Con el aire orgulloso del alto rango profesional, al menos tres maestresalas discurren, solícitos y alertas, regulando el tráfico diligente de los camareros, la intrusión del salsero, la meditada oferta del sumiller. imagino una cámara cinematográfica en el techo para registrar estos armoniosos desplazamientos, el suave y medido ballet de pausados giros, apenas roces y cruces, donde sólo circula el aire entre las fuentes, marmitas y bandejas que esconden los aromas hasta destaparlos en su destino.
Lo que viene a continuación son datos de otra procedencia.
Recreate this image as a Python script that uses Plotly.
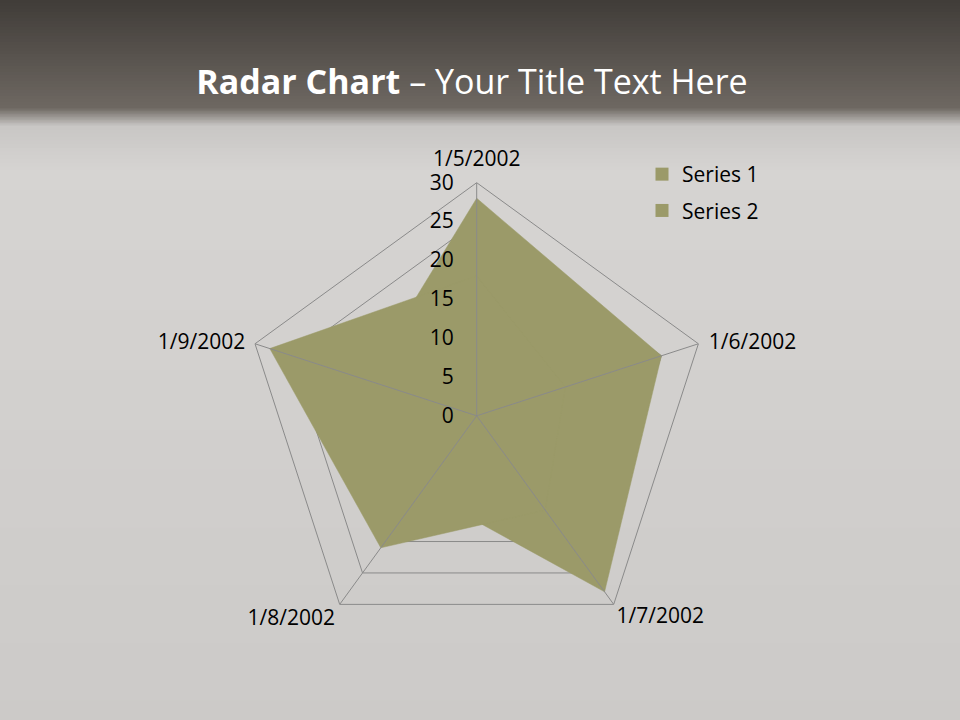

El cálculo no sale porque recordarnos a estos servidores desde hace tres, cuatro decenios, tenuamente inveterados, más iguales a sí mismos que la mayoría de los parroquianos. Quizá porque han conservado intactas la sonrisa de bienvenida y las buenas maneras. Víctor acaba de saltar la barrera de la jubilación; Fernando mantiene el fulgor de su origen italiano con la maestría políglota del mejor oficio. Cristóbal, avalado por el suave acento malagueño, es la representación del maitre, honoris causa, vinculado, casi platónicamente, a la función de asesor técnico. Allí, el legado tiene la sensación de ser huésped principal de liberales anfitriones.
Alguién olvidó las gafas de leer la carta de vinos; en el acto se materializa una caja brillante y, supongo, aromática de madera, parecida a la que humedece los buenos cigarros habanos. En un lecho de terciopelo -igual que numerados montecristos-, tres pares de gafas, de 3,50, 2,50 y 1,50 dioptrías. Como joyas ofertadas con galante previsión. La curiosidad me llevó a tomar nota: el óptico Germán Kumer, amigo y compatriota -desde que se llamaba Hermann, supongo- de don Otto Horcher, le hizo este regalo para eventualidades semejantes. Su botica estaba en la calle de Embajadores. Creo que sigue.
Me siento orgulloso de estos sitios de Madrid, por inaccesibles que ya me sean. El personal continúa; posiblemente sean los clientes quienes perdieron altura y copete, ganando algo en insolencia, que no hubiera sido tolerada en los ayeres. Hace menos de 30 años le cerraron el paso a un hombre alto, delgado y de buena estampa porque no llevaba corbata, sino un elegante jersey de seda cuello de cisne. Tuvo que regresar al hotel Ritz, donde se hospedaba, con la distinguida dama de su compañía. Dejó una breve y cortés nota, lamentando la frustrada visita. Firmaba, Paul Bocusse, un príncipe de la restauración francesa, es decir, del mundo entero.
Me temo que hoy transijan con cualquier tipo cerril, que ni siquiera admita las corbatas, más surtidas que las gafas. Tampoco se deciden a discriminar a los no fumadores. Es una de mis hondas nostalgias, la lejanía de este ambiente, del que me separa el coste de un almuerzo, una cena. Aunque por oneroso que parezca, en pocos lugares pagar la factura se hace con mayor satisfacción. Palabra.